Importantly, the Commission removed two qualifications that had appeared in the draft EU TTGL and which would potentially have narrowed this principle. The deleted language had suggested that post-expiry royalties may be less problematic where:

  • the licensee remained free to terminate the agreement; and
  • termination would not significantly hinder the licensee’s ability to remain active on the market.
  1. Withdrawal of Block Exemption – New Grounds

The EU TTGL and Draft UK TTGL expand the circumstances in which competition authorities may withdraw the benefit of the block exemption.

Withdrawal may now be appropriate where:

  • customer access to the contract products is unduly limited as a result of restrictions on the ability of the licensor or licensees to make passive sales; or
  • royalties in a relevant technology market are set at a supra-competitive level as a result of the cumulative effect of similar cross-licensing agreements between competing undertakings.
  1. Market Share Thresholds – New Clarifications & UK Introduces Alternative Test

The EU and UK block exemptions continue to apply only where the parties to a technology transfer agreement hold market shares below specific thresholds: 20% combined share for competitors and 30% individual share for non-competitors.

Applying these thresholds — particularly in technology markets — raised practical challenges given limited data visibility and rapidly evolving technologies.

To address these concerns, the EU TTBER and UK TTBEO introduce several clarifications:

  • for the purpose of applying market share thresholds in technology markets, technologies that have not yet generated sales of contract products in the preceding calendar year will be treated as holding a zero market share;
  • the grace period allowing the block exemption to continue when market shares temporarily exceed the thresholds has been extended from two to three years; and
  • market shares are now calculated as an average over the preceding three calendar years in order to address situations where data from a single year may not be representative.

The UK TTBEO additionally introduces an alternative statutory test for technology markets.

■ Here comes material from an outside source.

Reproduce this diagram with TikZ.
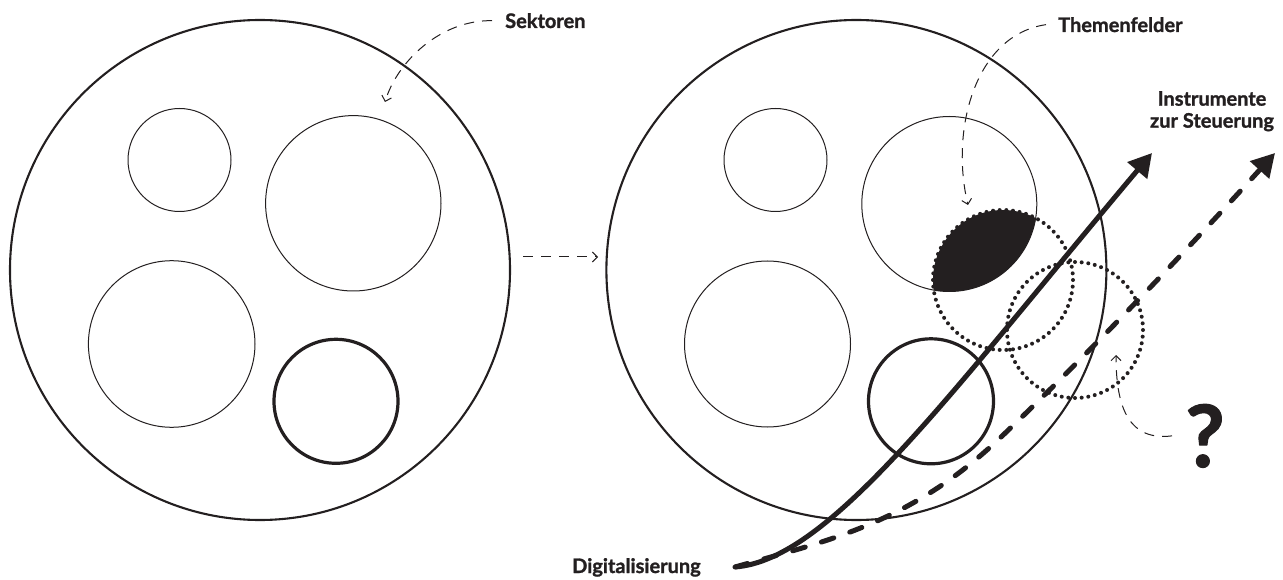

Rather than replacing the existing market share thresholds, the UK regime supplements them by providing that an agreement may qualify for the block exemption where either:

  • the applicable market share threshold, outlined above, is satisfied; or
  • there are at least three independently controlled competing technology rights in addition to those controlled by the parties.

“Independent competing technology rights” are defined as technology rights owned or controlled by a third party that are interchangeable with or substitutable for the licensed technology rights, having regard to their characteristics, royalties, commercial strength and intended use.